Literary History, Seen Through Big Data’s Lens - ot
http://www.nytimes.com/2013/01/27/technology/literary-history-seen-through-big-datas-lens.html?pagewanted=all
======
tokenadult
From the interesting submitted article: "'Traditionally, literary history was
done by studying a relative handful of texts,' says Mr. Jockers, an assistant
professor of English and a researcher at the Center for Digital Research in
the Humanities at the University of Nebraska. 'What this technology does is
let you see the big picture — the context in which a writer worked — on a
scale we’ve never seen before.'" This is interesting. Simply considering more
data is likely to improve the inferences about which earlier authors were read
by and were influential on later authors. And "big data" insights into
patterns that are hard to notice when reading one book at a time in the usual
practiced manner of a literature scholar will produce hypotheses that can be
tested by going back to the familiar texts and looking for details that were
not noticed before.

As this work expands to include writings first published in languages other
than English, it will be interesting to see how turns of phrase from (for
example) French entered the English language when English-speaking authors
read translations of French literature.
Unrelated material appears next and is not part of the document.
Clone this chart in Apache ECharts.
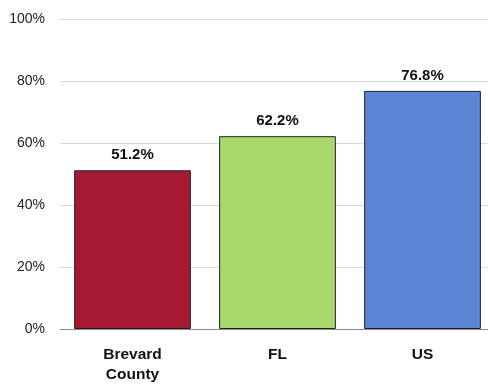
<!DOCTYPE html>
<html>
<head>
<meta charset="utf-8">
<script src="https://cdn.jsdelivr.net/npm/echarts@6/dist/echarts.min.js"></script>
<style>html,body{margin:0;padding:0;background:#fff;overflow:hidden;width:488px;height:386px}#c{width:495px;height:386px}</style>
</head>
<body>
<div id="c"></div>
<script>
const categories = ['Brevard\nCounty', 'FL', 'US'];
const values = [51.2, 62.2, 76.8];
const barColors = ['#A51A32', '#A8D86A', '#5B86D6'];
const yTicks = [0, 20, 40, 60, 80, 100];

const chart = echarts.init(document.getElementById('c'), null, {renderer: 'canvas'});
chart.setOption({
  animation: false,
  grid: {left: 60, right: 0, top: 19, bottom: 57, containLabel: false},
  xAxis: {
    type: 'category',
    data: categories,
    axisLine: {lineStyle: {color: '#8c8c8c', width: 1}},
    axisTick: {show: false},
    axisLabel: {color: '#111', fontFamily: 'Liberation Sans, Arial', fontWeight: 'bold', fontSize: 15.5, margin: 16, lineHeight: 20}
  },
  yAxis: {
    type: 'value',
    min: yTicks[0], max: yTicks[yTicks.length - 1], interval: 20,
    axisLine: {show: false},
    axisTick: {show: false},
    splitLine: {lineStyle: {color: '#d9d9d9', width: 1}},
    axisLabel: {color: '#222', fontFamily: 'Liberation Sans, Arial', fontSize: 14, margin: 15, formatter: '{value}%'}
  },
  series: [{
    type: 'bar',
    data: values.map((v, i) => ({value: v, itemStyle: {color: barColors[i]}})),
    barCategoryGap: '19.5%',
    itemStyle: {borderColor: '#222', borderWidth: 1},
    label: {show: true, position: 'top', distance: 8, color: '#111', fontFamily: 'Liberation Sans, Arial', fontWeight: 'bold', fontSize: 15, formatter: p => p.value.toFixed(1) + '%'}
  }]
});
</script>
</body>
</html>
This will give a much more complete
picture of worldwide influences on the development of literature.

------
tcdowney
Another interesting data driven Digital Humanities project is the InPhO
project at Indiana University. The project has produced a network of influence
between philosophers and thinkers and some other interesting work.

<http://inpho.cogs.indiana.edu/datablog/>

There is going to be some exciting stuff coming from the Digital Humanities in
the upcoming years!

------
gailees
Data Driven Disruption is the way to move forward!